I can actually run a bunch of orchestrated agents, and get code which isn't complete shit. But it's an extremely skill-intensive process, because I'm acting as product manager, lead engineer, and the backstop for the holes in the cognition of a bunch of different Claudes.

So far, the people promising completely dark software factories are either high on their own supply, or grifting to sell books (or occasionally crypto). Or so I judge from using the programs they ship.

xg15 · 11 days ago

I found it kind of fitting that didn't even describe what a human would still do at level 5 nor why it would be desirable. It's just the "natural" progression of a 5 step ladder and that seems to be reason enough.

thenfcm · 11 days ago

Well isnt the point humans wouldn't need to do basically anything?

It would be 'desirable' because the value is in the product of the labour not the labour itself. (Of course the resulting dystopian hellscape might be considered undesirable)
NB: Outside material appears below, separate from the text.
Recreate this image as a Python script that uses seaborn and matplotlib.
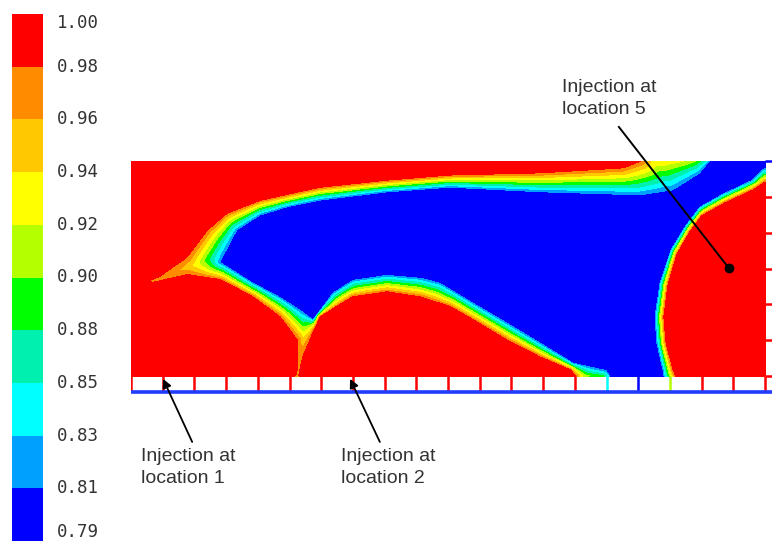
import numpy as np
import matplotlib
matplotlib.use("Agg")
import matplotlib.pyplot as plt
import seaborn as sns
from matplotlib.colors import ListedColormap, BoundaryNorm
from matplotlib.path import Path

# -------------------------
# Data (x, y in grid-cell units: 20 cells wide, 6 cells high)
# -------------------------
LEVELS = [0.79, 0.81, 0.83, 0.85, 0.88, 0.90, 0.92, 0.94, 0.96, 0.98, 1.00]
LEVEL_LABELS = ["0.79", "0.81", "0.83", "0.85", "0.88", "0.90",
                "0.92", "0.94", "0.96", "0.98", "1.00"]
BAND_COLORS = ["#0000ff", "#00a0ff", "#00ffff", "#00f0b0", "#00ff00",
               "#b4ff00", "#ffff00", "#ffc800", "#ff8c00", "#ff0000"]

N_CELLS_X = 20
N_CELLS_Y = 6

# outline of the blue core (value below 0.81)
BLUE_X = [2.81, 3.34, 4.07, 4.92, 5.96, 8.08, 10.06, 12.90, 16.06, 17.10,
          17.95, 18.26, 18.42, 20.32, 20.32, 19.90, 19.62, 18.68, 17.95, 17.51,
          17.03, 16.69, 16.53, 16.59, 16.78, 16.85, 15.30, 15.00, 13.94, 12.90,
          11.86, 10.79, 9.75, 9.12, 8.08, 7.00, 6.37, 5.74, 5.33, 4.70, 3.85]
BLUE_Y = [3.18, 4.07, 4.49, 4.72, 4.91, 5.14, 5.27, 5.14, 5.05, 5.19,
          5.67, 6.00, 6.31, 6.31, 5.89, 5.75, 5.47, 5.08, 4.72, 4.21,
          3.52, 2.60, 1.65, 0.92, 0.17, -0.25, -0.25, 0.15, 0.36, 0.92,
          1.48, 2.04, 2.60, 2.74, 2.82, 2.68, 2.32, 1.56, 1.84, 2.20, 2.60]

# outline of the front (value below 0.98, everything outside is red)
FRONT_X = [5.14, 5.24, 5.24, 4.70, 3.85, 2.81, 1.77, 0.69, 0.47, 0.91,
           1.77, 2.40, 3.03, 4.07, 5.96, 8.08, 10.06, 12.90, 15.52, 16.06,
           16.12, 20.32, 20.32, 20.00, 19.62, 18.74, 18.01, 17.63, 17.22, 16.94,
           16.81, 16.88, 17.10, 17.30, 14.10, 14.05, 13.85, 12.90, 11.86, 10.79,
           10.06, 9.12, 8.08, 7.00, 5.96, 5.43, 5.30, 5.27]
FRONT_Y = [-0.17, 0.25, 1.00, 1.65, 2.20, 2.68, 2.82, 2.60, 2.65, 2.79,
           3.32, 4.07, 4.55, 4.91, 5.27, 5.47, 5.61, 5.67, 5.81, 6.00,
           6.31, 6.31, 5.44, 5.41, 5.19, 4.83, 4.47, 4.02, 3.38, 2.54,
           1.65, 0.92, 0.17, -0.25, -0.25, -0.03, 0.17, 0.53, 1.00, 1.56,
           1.93, 2.20, 2.34, 2.20, 1.65, 0.53, 0.00, -0.17]

INJ_LABELS = ["Injection at\nlocation 1", "Injection at\nlocation 2",
              "Injection at\nlocation 5"]

Y_SCALE = 35.83 / 31.7   # cells are a bit taller than wide


# -------------------------
# Field construction
# -------------------------
def boundary_distance(px, py, xs, ys):
    xs = np.asarray(xs)
    ys = np.asarray(ys) * Y_SCALE
    qy = py * Y_SCALE
    best = np.full(px.shape, np.inf)
    for i in range(len(xs)):
        ax_, ay = xs[i], ys[i]
        bx, by = xs[(i + 1) % len(xs)], ys[(i + 1) % len(ys)]
        dx, dy = bx - ax_, by - ay
        t = ((px - ax_) * dx + (qy - ay) * dy) / (dx * dx + dy * dy)
        t = np.clip(t, 0, 1)
        d = np.hypot(px - (ax_ + t * dx), qy - (ay + t * dy))
        best = np.minimum(best, d)
    return best


def build_field():
    gx = np.linspace(0, N_CELLS_X, 641)
    gy = np.linspace(0, N_CELLS_Y, 217)
    X, Y = np.meshgrid(gx, gy)
    pts = np.column_stack([X.ravel(), Y.ravel()])

    in_blue = Path(np.column_stack([BLUE_X, BLUE_Y])).contains_points(pts)
    in_front = Path(np.column_stack([FRONT_X, FRONT_Y])).contains_points(pts)
    in_blue = in_blue.reshape(X.shape)
    in_front = in_front.reshape(X.shape)

    d_blue = boundary_distance(X, Y, BLUE_X, BLUE_Y)
    d_front = boundary_distance(X, Y, FRONT_X, FRONT_Y)
    t = d_blue / (d_blue + d_front + 1e-9)

    idx = 1 + 8 * t
    idx[in_blue] = 0.5
    idx[~in_front] = 9.5
    V = np.interp(idx, np.arange(len(LEVELS)), LEVELS)
    return gx, gy, X, Y, V


# -------------------------
# Plot
# -------------------------
def main():
    plt.rcParams["font.family"] = ["Liberation Sans", "DejaVu Sans"]
    W, H = 772, 557
    fig = plt.figure(figsize=(W / 100, H / 100), dpi=100)

    cmap = ListedColormap(BAND_COLORS)
    norm = BoundaryNorm(LEVELS, len(BAND_COLORS))

    # colour scale
    cax = fig.add_axes([12 / W, 16 / H, 31 / W, 527 / H])
    band_idx = np.arange(len(BAND_COLORS))[::-1].reshape(-1, 1)
    sns.heatmap(band_idx, ax=cax, cmap=cmap, vmin=-0.5, vmax=9.5,
                cbar=False, xticklabels=False, yticklabels=False)
    cax.set_xticks([])
    cax.set_yticks([])
    labels = LEVEL_LABELS[::-1]
    for i, lab in enumerate(labels):
        va = "center"
        if i == 0:
            va = "top"
        elif i == len(labels) - 1:
            va = "bottom"
        cax.text(1.45, i, lab, transform=cax.get_yaxis_transform(),
                 ha="left", va=va, fontsize=12.5, color="#333333",
                 family="DejaVu Sans Mono")

    # contour field
    strip = 0.447
    ax = fig.add_axes([131 / W, (H - 395) / H, 641 / W, 234 / H])
    gx, gy, X, Y, V = build_field()
    ax.contourf(X, Y, V, levels=LEVELS, colors=BAND_COLORS, antialiased=False)
    ax.set_xlim(0, N_CELLS_X + 0.22)
    ax.set_ylim(-0.53, N_CELLS_Y)
    ax.set_axis_off()

    # injection cells along the bottom
    for i in range(N_CELLS_X + 1):
        v = V[0, np.argmin(np.abs(gx - i))]
        ax.plot([i, i], [-strip, 0], color=cmap(norm(v)), lw=1.8,
                solid_capstyle="butt")
    ax.plot([0, N_CELLS_X + 0.22], [-strip, -strip], color="#1f3cff", lw=2.6,
            solid_capstyle="butt", clip_on=False)

    # cells along the right edge
    for j in range(N_CELLS_Y + 1):
        v = V[np.argmin(np.abs(gy - j)), -1]
        ax.plot([N_CELLS_X, N_CELLS_X + 0.22], [j, j], color=cmap(norm(v)),
                lw=1.8, solid_capstyle="butt", clip_on=False)

    # annotations
    arrow = dict(arrowstyle="-|>", color="black", lw=1.3, mutation_scale=13,
                 shrinkA=0, shrinkB=0)
    ax.annotate("", xy=(1.01, -0.08), xytext=(1.93, -1.84),
                arrowprops=arrow, annotation_clip=False)
    ax.annotate("", xy=(6.91, -0.08), xytext=(7.85, -1.84),
                arrowprops=arrow, annotation_clip=False)
    ax.text(0.33, -2.0, INJ_LABELS[0], ha="left", va="top", fontsize=14,
            color="#333333", linespacing=1.4)
    ax.text(6.64, -2.0, INJ_LABELS[1], ha="left", va="top", fontsize=14,
            color="#333333", linespacing=1.4)

    ax.plot([15.39, 18.86], [6.95, 3.01], color="black", lw=1.4, clip_on=False)
    ax.plot([18.86], [3.01], "o", color="black", ms=6, clip_on=False)
    ax.text(13.60, 8.28, INJ_LABELS[2], ha="left", va="top", fontsize=14,
            color="#333333", linespacing=1.4)

    fig.savefig("out.png", dpi=100)


if __name__ == "__main__":
    main()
radu_floricica · 10 days ago

People are very pessimistic here in the comments, but I see no fundamental, long term reason why AI generated code can't be refactored, maintained and tested by AI just as well (or better) than average-quality human generated code. Especially because things are evolving - by the time the projects will need to be maintained, there will likely already be better tools to do that. So while I wouldn't vibecode drivers for life support systems yet, there is significant runway of tech debt for most use cases.

pphysch · 11 days ago

The autopilot analogy is good because level 4-5 are essentially vaporware outside of success in controlled environments backed by massive investment and engineering.

hbarka · 11 days ago

What is the AI analog for Tesla's level of robotaxi, where there's a "safety monitor" in the passenger seat or sans safety monitor there's a trailing guide car[1] and remote driver in Mumbai[2]?

[1] https://electrek.co/2026/01/22/tesla-didnt-remove-the-robota...

[2] https://insideevs.com/news/760863/tesla-hiring-humans-to-con...

renjimen · 11 days ago

We're going to need to become a lot more creative about what and how we test if we're ever to reach dark factory levels. Unit tests and integration tests are one thing, but truly testing against everything in a typical project requirements document is another thing.

simonw · 11 days ago

The team I saw doing this had a fake Slack channel full of fake users, each of which was constantly hammering away trying out different things against a staging environment version of the system.

That was just one of the tricks they were using, and this was a couple of months ago so they've no-doubt come up with a bunch more testing methods since then.

stuaxo · 10 days ago

I dread to imagine tbe state lf the code, there are some antipatterns that LLMs come back to again and again.

6510 · 10 days ago

The analogy is a good fit. I'm at level 0 because no way in hell I'm going to die from cruise control.

I imagine there should be two levels above: 6: The AI designs the product and 7: A market where AI (now completely autonomous) sells incomprehensible products to other AI's. Like a project Dwain factor enhancer where Dwain is a fictional character coined by an onlyfax DND bot.